His Silence Never Means That We’re Alone
I grew up listening to amazing, God-honoring music by the Wilds, a Christian camp in North Carolina. One of my favorite songs is called “When God is Silent” by Jeanine Drylie. If you haven’t heard it, I would highly recommend that you take a few minutes to look it up on YouTube. 😊
One of my favorite lines from the song comes during the chorus: “His silence never means that we’re alone.”
To be perfectly honest, I’ve been going through a time of silence. People sometimes say that their prayers bounce off the ceiling. While I can relate to that, I would go even further to say that sometimes I feel like my prayers are just bouncing around inside my head.

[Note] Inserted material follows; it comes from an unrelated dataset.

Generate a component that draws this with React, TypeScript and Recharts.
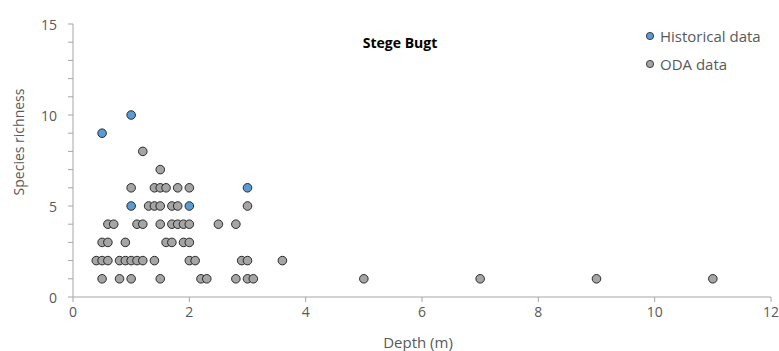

Sometimes they don’t even seem to make it to the ceiling.
Here I am, a Seminary student, and I feel like for the past year I haven’t been near to God.
Have you ever felt like that?
I still struggle through my devotions, trying to be consistent. I still attempt to pray. I still look for opportunities to serve God. I still set spiritual goals for the semester or the year.
But, for the past year, a key theme in my relationship with God has been a lack of fellowship. Going through the motions of seeking God hasn’t always seemed to result in a closer relationship with God.
If you’ve ever been in this place (and I’m sure many of you have), then I imagine you’ve struggled through some of the same questions and fears that I have. I’ve wondered whether I’m on the verge of breaking out of this rut, or whether this is just a new normal. I’ve wondered whether there’s anything I can or should be doing to “fix” my relationship with God and get it back to where it used to be. I’ve wondered whether my desire to seek God will outlive this season, or whether the length of the season will suppress that desire.
When I’m conflicted by these questions and worries, all I can do is keep doing what I’ve been doing: seeking God. And while I’m doing that, God keeps doing what He’s been doing all along: pursuing my wandering heart.
Because ultimately, my feelings don’t define God’s relationship with me. His promises are the same in spite of the ever-changing seasons of my life.
Psalm 145:18 The LORD is near to all who call on him, to all who call on him in truth.
James 4:8 Draw near to God, and he will draw near to you.
Psalm 119:151 But you are near, O LORD, and all your commandments are true.
Many Christians go through periods where they feel like God is silent. He seems far away, distant, unapproachable. But, as God’s Word demonstrates and as the songwriter puts so well, “His silence never means that we’re alone.”
I can’t let my feelings win this battle. When I’m tempted to doubt that God is still near to me, still caring for me, and still desiring my heart to be fully devoted to Him, God’s Word stands as a sure and faithful testimony to the truth. God is my refuge, my ever-present help, my rock.
No season, no matter how long or how difficult, can ever change that.
Psalm 73:28 But for me it is good to be near God; I have made the Lord God my refuge, that I may tell of your works.